When Scrivener asks “Where would you like to import the selected formats?”, choose My Formats.
If you choose “Project Formats” you’ll only be able to use the format in the project that’s currently open in Scrivener. Choosing “My formats” means you’ll be able to use the format in any project, even ones you’ve created previously.
To use the format, select “ePub 3 Ebook (.epub)” at the top of the compile dialog, then select “Ebook3 01” under My Formats in the Formats column. (If you want, you can rename this by right-clicking “Ebook3 01” and selecting “Edit format…”)
If you use this format on a project you have created using the 24 Chapter Outline by Derek Murphy template (from the download at the top of this page), then all the Section Layouts in the middle column of the compile should be correctly assigned. All you need to do is move your mouse over to the third column and edit the metadata by clicking the little “tag” icon (second icon from the left).
It’s important to enter data in at least the top section (title and authors) but you should add as much data as you can. The metadata is stored in epub files and is used by epub readers and other systems to catalogue and organise books in a sensible way.
As an example of how the metadata can be used in your project, if you created the project from the above template then then the copyright document in the project has placeholders (<$projecttitle> for example) which will automatically be filled in with the corresponding metadata when you compile.
Example of how your epub3 will look
Once you click the “compile” the epub Scrivener produces will be formatted similar to the one below:
What extras are added by the ebook3-with-extra-formatting.scrformat format file?

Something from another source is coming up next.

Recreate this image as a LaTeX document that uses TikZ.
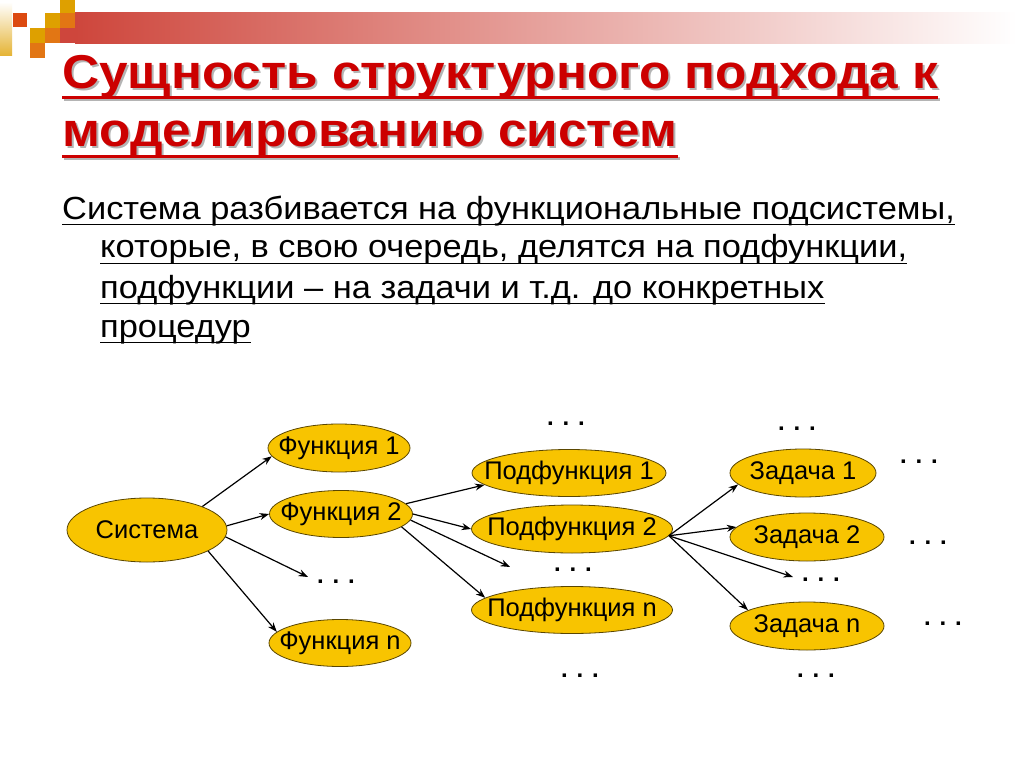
\documentclass[tikz,border=0pt]{standalone}
\usepackage{fontspec}
\setmainfont{Liberation Sans}
\usetikzlibrary{shapes.geometric,arrows.meta}
\definecolor{gold}{RGB}{248,196,0}
\definecolor{edgec}{RGB}{90,70,0}
\definecolor{titlered}{RGB}{204,0,0}
\definecolor{shadowc}{RGB}{180,180,180}
\definecolor{barred}{RGB}{206,70,60}
\definecolor{sqgold}{RGB}{222,160,0}
\definecolor{sqorange}{RGB}{226,118,20}
\definecolor{sqred}{RGB}{220,74,16}
\newcommand{\ttltext}[1]{\scalebox{1.08}[1]{#1}}
\newcommand{\bodtext}[1]{\scalebox{1.075}[1]{#1}}
\begin{document}
\begin{tikzpicture}[x=1pt,y=-1pt,
  ell/.style={ellipse,draw=edgec,line width=0.8pt,fill=gold,inner xsep=-40pt,inner ysep=-12pt,font=\fontsize{25.5}{28}\selectfont},
  arr/.style={-{Stealth[length=9.5pt,width=7pt]},line width=1.2pt},
  dts/.style={font=\fontsize{24}{26}\bfseries\selectfont,inner sep=0pt},
  ttl/.style={anchor=base west,inner sep=0pt,font=\fontsize{47.5}{56}\bfseries\selectfont},
  bod/.style={anchor=base west,inner sep=0pt,font=\fontsize{32}{36}\selectfont},
  tul/.style={line width=3pt},
  bul/.style={line width=1.8pt}]
\useasboundingbox (0,0) rectangle (1024,767);
\fill[white] (0,0) rectangle (1024,767);
% decoration
\shade[top color=white,bottom color=sqgold!80!white] (0,2) rectangle (12,56);
\shade[left color=barred,right color=white] (75,13) rectangle (1017,44);
\fill[sqred] (13,13) rectangle (27,27);
\fill[sqgold] (60,0) rectangle (75,13);
\fill[sqgold] (45,13) rectangle (60,28);
\fill[sqorange] (60,13) rectangle (75,28);
\fill[sqgold] (30,28) rectangle (45,43);
\fill[sqorange] (45,28) rectangle (60,43);
\fill[barred] (60,28) rectangle (75,43);
\fill[sqorange] (30,43) rectangle (45,58);
% title shadow
\node[ttl,text=shadowc] (t1s) at (64,91) {\ttltext{Сущность структурного подхода к}};
\node[ttl,text=shadowc] (t2s) at (64,149) {\ttltext{моделированию систем}};
\draw[shadowc,tul] ([yshift=-9pt]t1s.base west) -- ([yshift=-9pt]t1s.base east);
\draw[shadowc,tul] ([yshift=-10pt]t2s.base west) -- ([yshift=-10pt]t2s.base east);
% title
\node[ttl,text=titlered] (t1) at (62,89) {\ttltext{Сущность структурного подхода к}};
\node[ttl,text=titlered] (t2) at (62,147) {\ttltext{моделированию систем}};
\draw[titlered,tul] ([yshift=-9pt]t1.base west) -- ([yshift=-9pt]t1.base east);
\draw[titlered,tul] ([yshift=-10pt]t2.base west) -- ([yshift=-10pt]t2.base east);
% body
\node[bod] (b1) at (62,219) {\bodtext{Система разбивается на функциональные подсистемы,}};
\node[bod] (b2) at (100,258) {\bodtext{которые, в свою очередь, делятся на подфункции,}};
\node[bod] (b3) at (100,298) {\bodtext{подфункции – на задачи и т.д. до конкретных}};
\node[bod] (b4) at (100,337) {\bodtext{процедур}};
\foreach \b in {b1,b2,b3,b4}
  \draw[bul] ([yshift=-5.5pt]\b.base west) -- ([yshift=-5.5pt]\b.base east);
% diagram nodes
\node[ell,minimum width=160pt,minimum height=64pt] (s) at (147,530) {Система};
\node[ell,minimum width=142pt,minimum height=48pt] (f1) at (339,448) {Функция 1};
\node[ell,minimum width=143pt,minimum height=47pt] (f2) at (341,514) {Функция 2};
\node[ell,minimum width=142pt,minimum height=47pt] (fn) at (340,643) {Функция n};
\node[ell,minimum width=194pt,minimum height=47pt] (p1) at (569,473) {Подфункция 1};
\node[ell,minimum width=201pt,minimum height=48pt] (p2) at (572,529) {Подфункция 2};
\node[ell,minimum width=201pt,minimum height=47pt] (pn) at (572,610) {Подфункция n};
\node[ell,minimum width=146pt,minimum height=48pt] (z1) at (803,473) {Задача 1};
\node[ell,minimum width=154pt,minimum height=48pt] (z2) at (807,537) {Задача 2};
\node[ell,minimum width=154pt,minimum height=48pt] (zn) at (807,626) {Задача n};
% dots
\node[dts] (d0) at (566,424) {. . .};
\node[dts] (d1) at (336,582) {. . .};
\node[dts] (d2) at (573,570) {. . .};
\node[dts] (d4) at (580,676) {. . .};
\node[dts] (e0) at (797,429) {. . .};
\node[dts] (e1) at (919,462) {. . .};
\node[dts] (e2) at (928,543) {. . .};
\node[dts] (e3) at (821,580) {. . .};
\node[dts] (e4) at (943,624) {. . .};
\node[dts] (e5) at (816,676) {. . .};
\coordinate (c1) at (308,577);
\coordinate (c2) at (510,567);
\coordinate (c3) at (793,577);
% arrows
\draw[arr] (s.23) -- (f1.187);
\draw[arr] (s.3) -- (f2.180);
\draw[arr] (s.-5) -- (c1);
\draw[arr] (s.-19) -- (fn.170);
\draw[arr] (f2.9) -- (p1.188);
\draw[arr] (f2.0) -- (p2.180);
\draw[arr] (f2.-5) -- (c2);
\draw[arr] (f2.-12) -- (pn.172);
\draw[arr] (p2.-4) -- (z1.190);
\draw[arr] (p2.-4) -- (z2.172);
\draw[arr] (p2.-4) -- (c3);
\draw[arr] (p2.-4) -- (zn.165);
\end{tikzpicture}
\end{document}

- The section layouts are already assigned which removes the pain of you having to do so. Feel free, of course, if you want to change or edit any of them.
- At the top of the page, the chapter number (which is the “Chapter Heading” section layout in the Scrivener project), has a line above and below it.

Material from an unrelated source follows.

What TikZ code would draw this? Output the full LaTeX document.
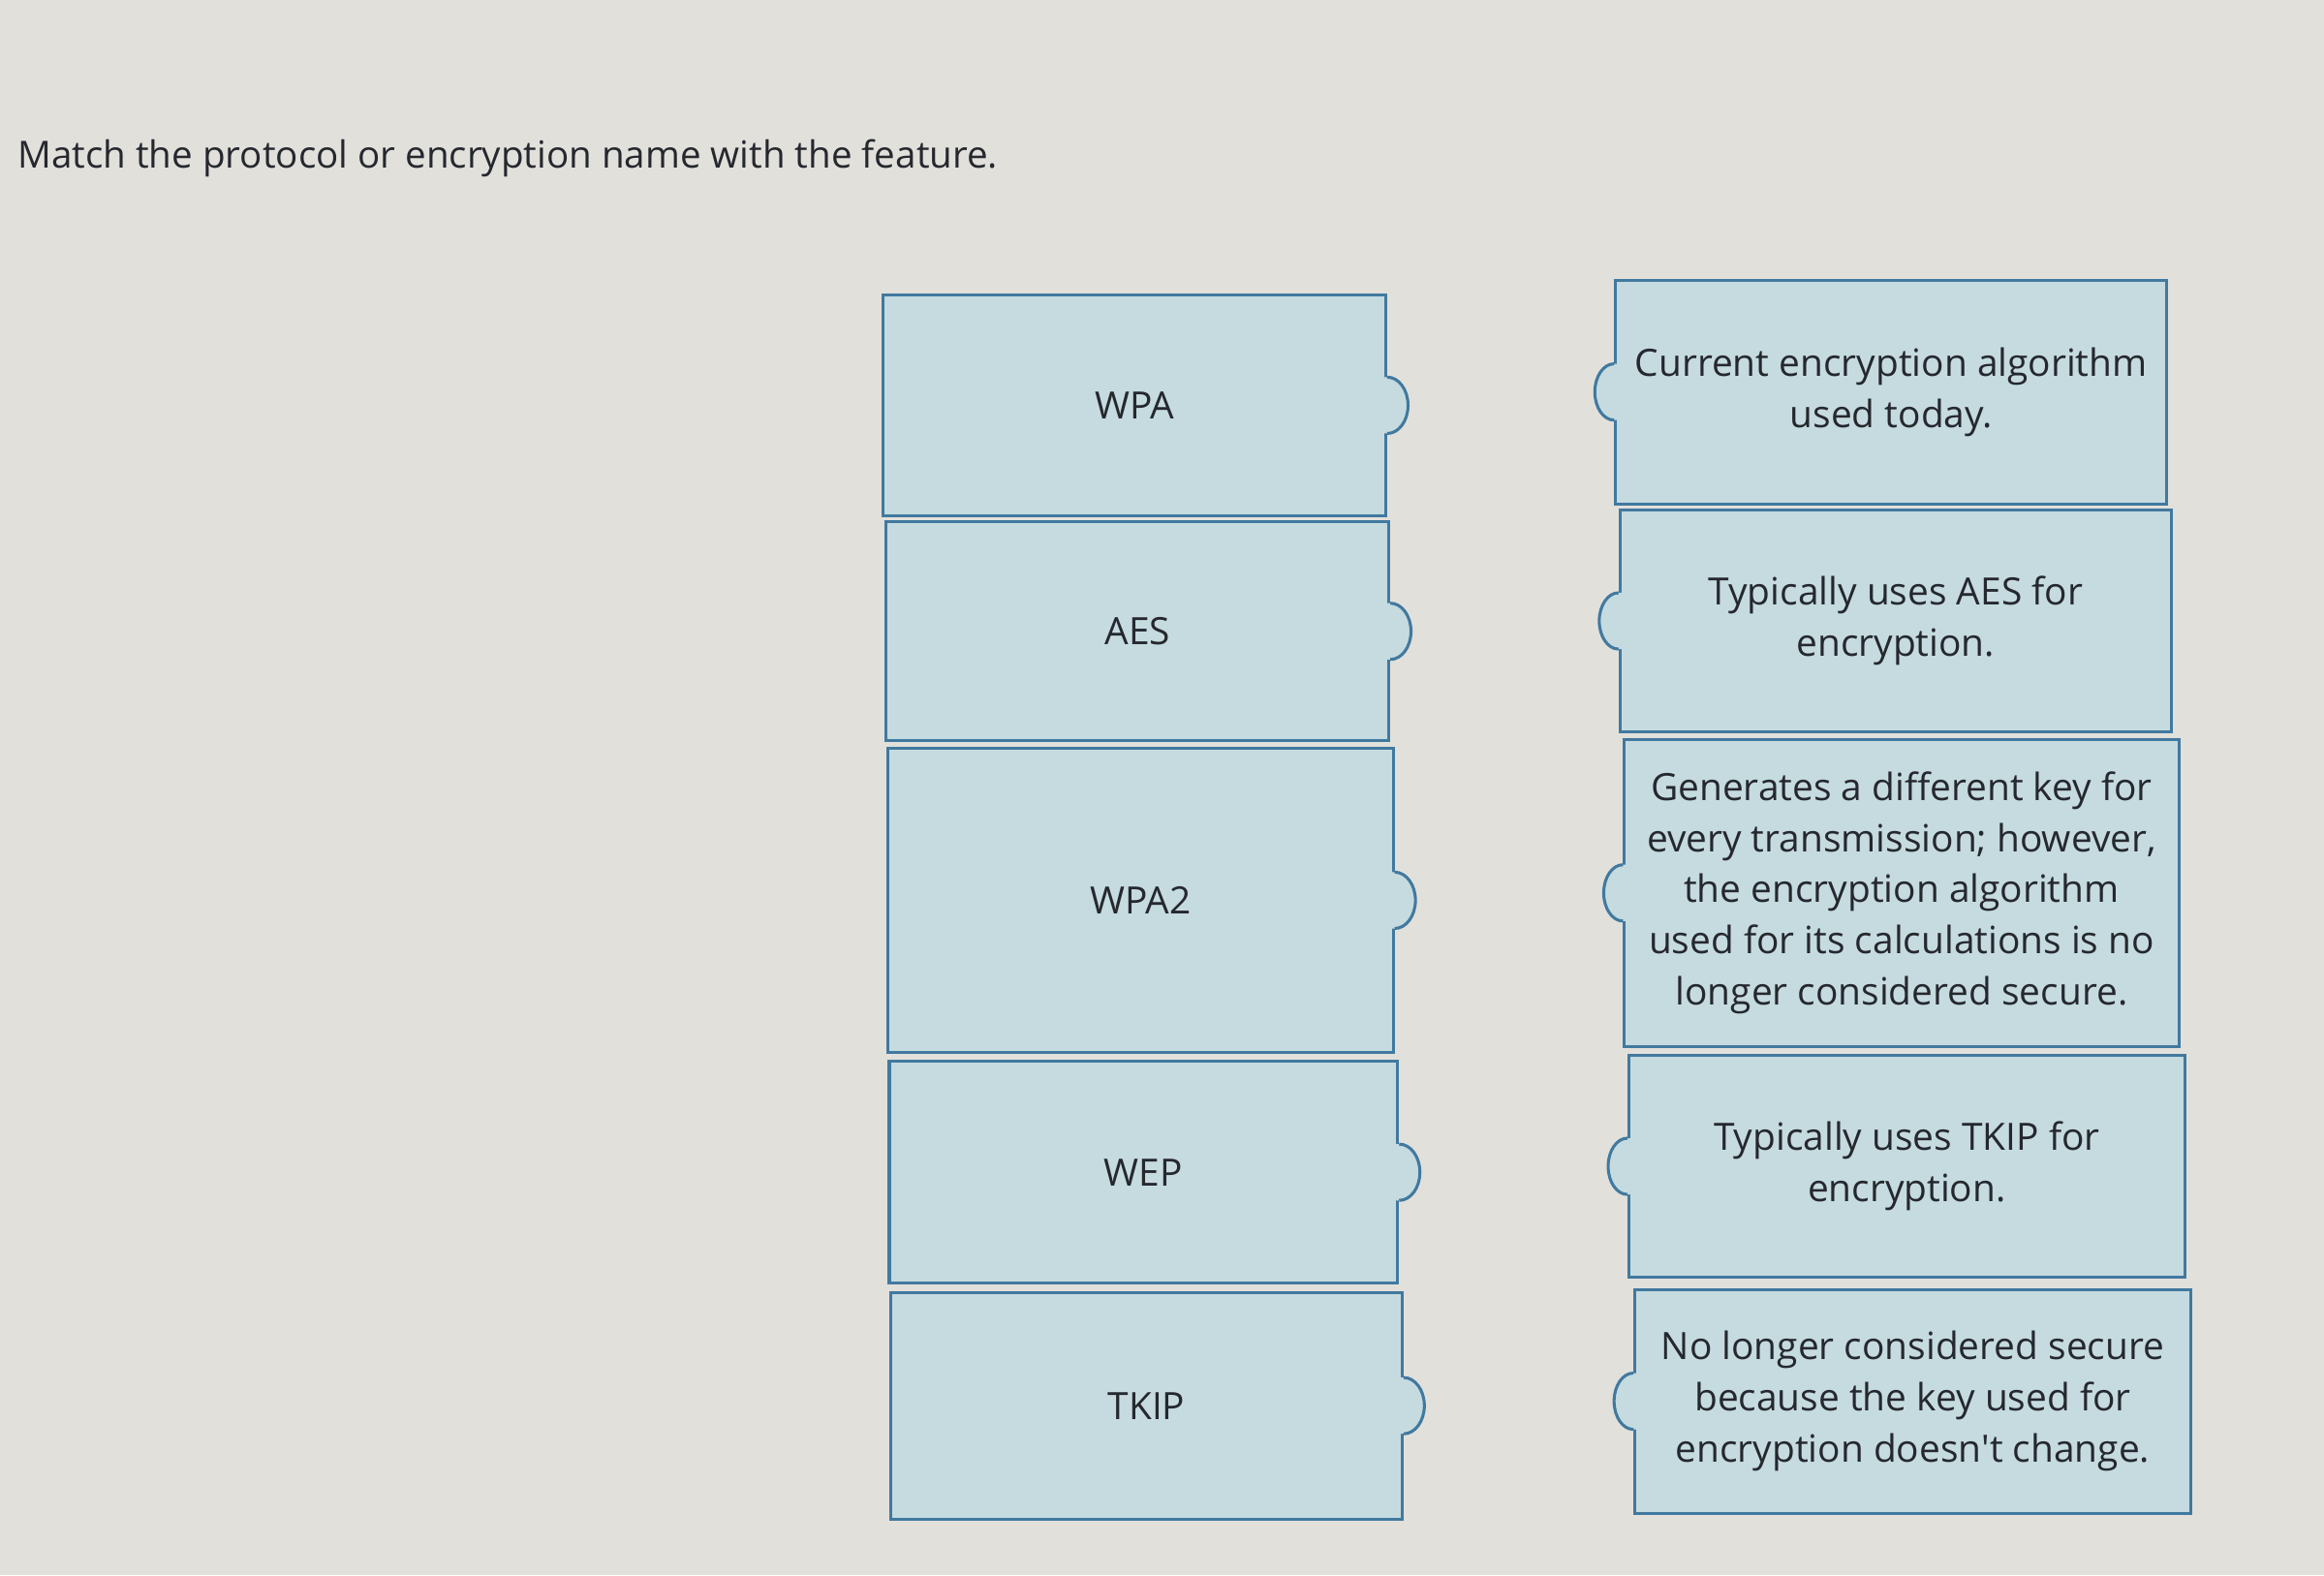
\documentclass[tikz,border=0pt]{standalone}
\usepackage{fontspec}
\setmainfont{Open Sans}
\definecolor{paper}{HTML}{E2E0DB}
\definecolor{cardfill}{HTML}{C5DBE0}
\definecolor{cardline}{HTML}{41799F}
\definecolor{ink}{HTML}{25282E}
\begin{document}
\begin{tikzpicture}[x=0.5pt, y=0.5pt, ink,
  keycard/.style={draw=cardline, fill=cardfill, line width=1pt, inner sep=0pt,
    font=\fontsize{12.7}{17.25}\selectfont},
  featcard/.style={keycard, align=center},
  tabline/.style={draw=cardline, line width=1pt}]
  \fill[paper] (0,0) rectangle (1568,1063);
  \useasboundingbox (0,0) rectangle (1568,1063);

  \node[anchor=west, font=\fontsize{12.6}{15}\selectfont] (title) at (5,956) {Match the protocol or encryption name with the feature.};

  % protocol / encryption names
  \node[keycard, minimum width=169.5pt, minimum height=74.5pt] (WPA) at (765.5,789.5) {WPA};
  \node[keycard, minimum width=169.5pt, minimum height=74pt] (AES) at (767.5,637) {AES};
  \node[keycard, minimum width=170.5pt, minimum height=102.5pt] (WPAII) at (769.5,455.5) {WPA2};
  \node[keycard, minimum width=171.5pt, minimum height=75pt] (WEP) at (771.5,272) {WEP};
  \node[keycard, minimum width=172.5pt, minimum height=76.5pt] (TKIP) at (773.5,114.5) {TKIP};

  % features
  \node[featcard, minimum width=186pt, minimum height=75.5pt] (CUR) at (1276,798.5) {Current encryption algorithm\\used today.};
  \node[featcard, minimum width=186pt, minimum height=75pt] (USEAES) at (1279,644) {Typically uses AES for\\encryption.};
  \node[featcard, minimum width=187pt, minimum height=103.5pt] (GEN) at (1283,460.5) {Generates a different key for\\every transmission; however,\\the encryption algorithm\\used for its calculations is no\\longer considered secure.};
  \node[featcard, minimum width=187.5pt, minimum height=75pt] (USETKIP) at (1286.5,276) {Typically uses TKIP for\\encryption.};
  \node[featcard, minimum width=187.5pt, minimum height=75.5pt] (NOL) at (1290.5,117.5) {No longer considered secure\\because the key used for\\encryption doesn\textquotesingle t change.};

  % tabs on the right of the names
  \fill[cardfill] (WPA.east) ++(-3,19) -- ++(3,0) arc[start angle=90, end angle=-90, x radius=14, y radius=19] -- ++(-3,0) -- cycle;
  \draw[tabline] (WPA.east) ++(0,19) arc[start angle=90, end angle=-90, x radius=14, y radius=19];
  \fill[cardfill] (AES.east) ++(-3,19) -- ++(3,0) arc[start angle=90, end angle=-90, x radius=14, y radius=19] -- ++(-3,0) -- cycle;
  \draw[tabline] (AES.east) ++(0,19) arc[start angle=90, end angle=-90, x radius=14, y radius=19];
  \fill[cardfill] (WPAII.east) ++(-3,19) -- ++(3,0) arc[start angle=90, end angle=-90, x radius=14, y radius=19] -- ++(-3,0) -- cycle;
  \draw[tabline] (WPAII.east) ++(0,19) arc[start angle=90, end angle=-90, x radius=14, y radius=19];
  \fill[cardfill] (WEP.east) ++(-3,19) -- ++(3,0) arc[start angle=90, end angle=-90, x radius=14, y radius=19] -- ++(-3,0) -- cycle;
  \draw[tabline] (WEP.east) ++(0,19) arc[start angle=90, end angle=-90, x radius=14, y radius=19];
  \fill[cardfill] (TKIP.east) ++(-3,19) -- ++(3,0) arc[start angle=90, end angle=-90, x radius=14, y radius=19] -- ++(-3,0) -- cycle;
  \draw[tabline] (TKIP.east) ++(0,19) arc[start angle=90, end angle=-90, x radius=14, y radius=19];

  % tabs on the left of the features
  \fill[cardfill] (CUR.west) ++(3,19) -- ++(-3,0) arc[start angle=90, end angle=270, x radius=13, y radius=19] -- ++(3,0) -- cycle;
  \draw[tabline] (CUR.west) ++(0,19) arc[start angle=90, end angle=270, x radius=13, y radius=19];
  \fill[cardfill] (USEAES.west) ++(3,19) -- ++(-3,0) arc[start angle=90, end angle=270, x radius=13, y radius=19] -- ++(3,0) -- cycle;
  \draw[tabline] (USEAES.west) ++(0,19) arc[start angle=90, end angle=270, x radius=13, y radius=19];
  \fill[cardfill] (GEN.west) ++(3,19) -- ++(-3,0) arc[start angle=90, end angle=270, x radius=13, y radius=19] -- ++(3,0) -- cycle;
  \draw[tabline] (GEN.west) ++(0,19) arc[start angle=90, end angle=270, x radius=13, y radius=19];
  \fill[cardfill] (USETKIP.west) ++(3,19) -- ++(-3,0) arc[start angle=90, end angle=270, x radius=13, y radius=19] -- ++(3,0) -- cycle;
  \draw[tabline] (USETKIP.west) ++(0,19) arc[start angle=90, end angle=270, x radius=13, y radius=19];
  \fill[cardfill] (NOL.west) ++(3,19) -- ++(-3,0) arc[start angle=90, end angle=270, x radius=13, y radius=19] -- ++(3,0) -- cycle;
  \draw[tabline] (NOL.west) ++(0,19) arc[start angle=90, end angle=270, x radius=13, y radius=19];
\end{tikzpicture}
\end{document}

- The scenes are separated by a graphic. This graphic is the image called “section-divider” in the “Section dividers etc” folder.

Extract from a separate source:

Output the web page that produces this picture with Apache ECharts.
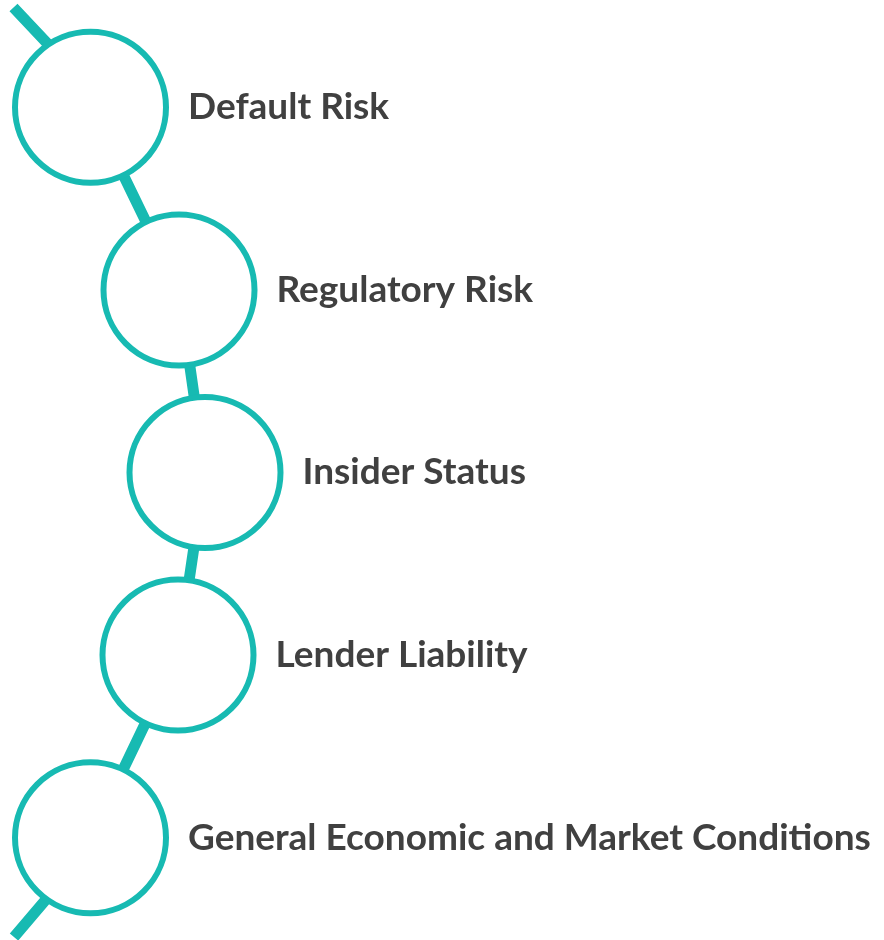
<!DOCTYPE html>
<html>
<head>
<meta charset="utf-8">
<script src="https://cdn.jsdelivr.net/npm/echarts@6/dist/echarts.min.js"></script>
<style>
  html, body { margin: 0; padding: 0; background: #fff; }
  #chart { width: 884px; height: 940px; }
</style>
</head>
<body>
<div id="chart"></div>
<script>
const labels = [
  'Default Risk',
  'Regulatory Risk',
  'Insider Status',
  'Lender Liability',
  'General Economic and Market Conditions',
]
// horizontal indent of each step, step index as vertical position
const indent = [90.5, 179, 205, 178, 90.5]
const steps = [0, 1, 2, 3, 4]
// short tails entering the first node and leaving the last one
const leadIn = [[13.5, -0.547], [62, -0.265]]
const leadOut = [[60, 4.248], [14, 4.544]]

const teal = '#17BAB2'
const textColor = '#404040'

const nodes = steps.map((s, i) => [indent[i], s])
const path = [...leadIn, ...nodes, ...leadOut]

const chart = echarts.init(document.getElementById('chart'), null, { renderer: 'canvas' })

chart.setOption({
  animation: false,
  grid: { left: 0, right: 0, top: 16, bottom: 11 },
  xAxis: { type: 'value', min: 0, max: 884, show: false },
  yAxis: { type: 'value', min: -0.5, max: 4.5, inverse: true, show: false },
  series: [
    {
      type: 'line',
      data: path,
      clip: false,
      showSymbol: false,
      lineStyle: { color: teal, width: 11, cap: 'butt', join: 'round' },
      z: 1,
    },
    {
      type: 'scatter',
      data: nodes,
      symbol: 'circle',
      symbolSize: 151,
      itemStyle: { color: '#fff', borderColor: teal, borderWidth: 6, opacity: 1 },
      label: {
        show: true,
        position: 'right',
        distance: 19,
        formatter: p => labels[p.dataIndex],
        fontFamily: 'Lato',
        fontWeight: 'bold',
        fontSize: 37,
        color: textColor,
      },
      emphasis: { disabled: true },
      z: 2,
    },
  ],
})
</script>
</body>
</html>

You can replace this graphic with your own. All you have to do is delete the existing “section-divider” image, then drag a suitable image from your Mac or PC into the “Section dividers etc” folder, then rename it “section-divider”.
If you don’t want an image between scenes then just delete “section-divider” from the “Section dividers etc” folder. When you compile, Scrivener will just put a blank line between the scenes.
Note for Windows users
When I tested this on the Windows Scrivener 3 beta, the result wasn’t as satisfactory. The Windows version put the lower horizontal line – which should have gone under the chapter heading – at the end of the chapter (you can’t see that in the screen grab below because I’ve only grabbed the first page of the chapter).
The Windows version also made the “section-divider” image too large, and rendered the first paragraph in each scene with the setting that should have only applied to the first scene of the chapter. The setting in the format file is:
- Uppercase the first three words of a chapter’s opening paragraph and don’t indent it.
- Don’t indent the first line of subsequent scenes’ opening paragraphs.
I hope you find this useful. I know a lot of writers don’t like using Scrivener to compile their books and many turn to other apps to create their final manuscripts. In a future blog post I’ll go deeper into Scrivener’s compile feature with the aim of demystifying it.
The epub3 format file by Kent Silverhill is licensed under a Creative Commons Attribution-ShareAlike 4.0 International License.
This means you can use the ebook3-with-extra-formatting.scrformat file for formatting your own books as much as you like. You can also remix, adapt, and build upon it and give it to others as long as you license your new creation under the identical terms.